Éditions Métailié, 2022, 464 pages.

9 – Dans le ventre du Congo – Blaise Ndala

À la fois roman historique, enquête familiale et fresque politique, Dans le ventre du Congo retrace l’histoire bouleversante de la princesse Tshala Nyota, envoyée de force à Bruxelles pour être exhibée à l’Exposition universelle de 1958. Des décennies plus tard, sa nièce, Nyota, entreprend une quête haletante pour reconstituer le destin de cette aïeule effacée de la mémoire collective.

Au fil d’une narration éclatée entre le Congo, la Belgique, et plusieurs générations de femmes, Blaise Ndala interroge les non-dits de la colonisation, la violence du regard occidental, l’histoire de l’art africain spolié, et le combat pour la restitution des œuvres. Roman choral dense et bouleversant, il tisse avec puissance les destins individuels et les drames collectifs, la voix des oubliés et les grandes questions de la mémoire. Un livre salué par la critique, couronné par les prix Ahmadou-Kourouma et Ivoire.

Éditions du Seuil, 2021, 368 pages. Prix Ahmadou-Kourouma et Prix Ivoire 2021.

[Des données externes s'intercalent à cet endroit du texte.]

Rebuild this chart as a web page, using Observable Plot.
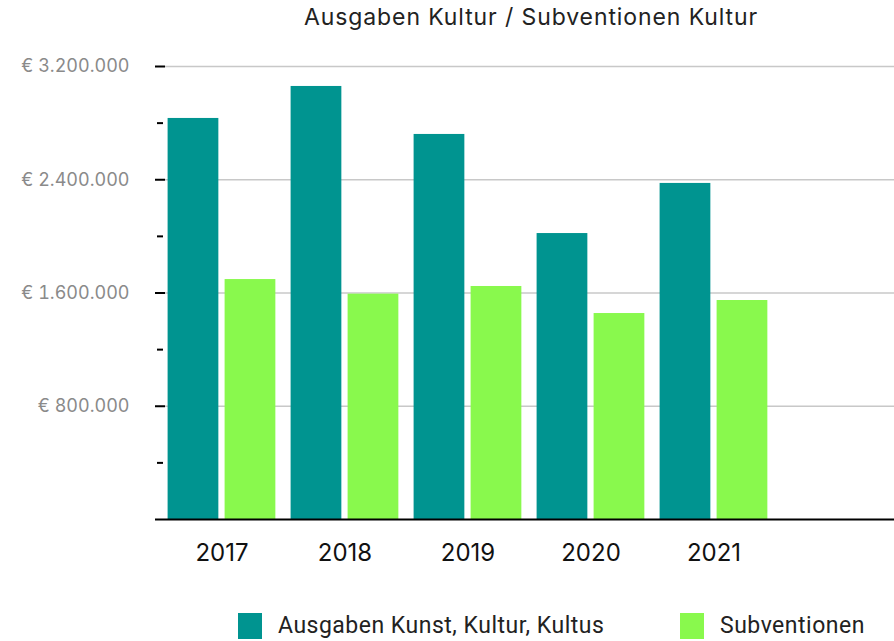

10 – Sans capote ni kalachnikov – Blaise Ndala

Premier roman percutant de Blaise Ndala, Sans capote ni kalachnikov suit Lucien, photographe africain invité au Canada après avoir remporté un concours littéraire. Plongé dans le monde feutré des humanitaires occidentaux et des conférences internationales, Lucien découvre, non sans ironie, les stéréotypes sur l’Afrique, les rapports de domination et les bons sentiments mal placés. Derrière l’humour grinçant et l’autodérision, Ndala met à nu le jeu des apparences, la réalité de la migration, les quiproquos culturels et les pièges de la représentation de l’Afrique en Occident. À travers le regard lucide et souvent moqueur de son narrateur, il interroge la place des diasporas et la quête de légitimité. Devenu un texte incontournable sur la littérature africaine de la migration, ce roman a été salué par la critique et sélectionné pour de nombreux prix littéraires.

Mémoire d’Encrier, 2017, 276 pages. Finaliste Prix Ivoire, Prix Trillium, Grand Prix d’Afrique noire.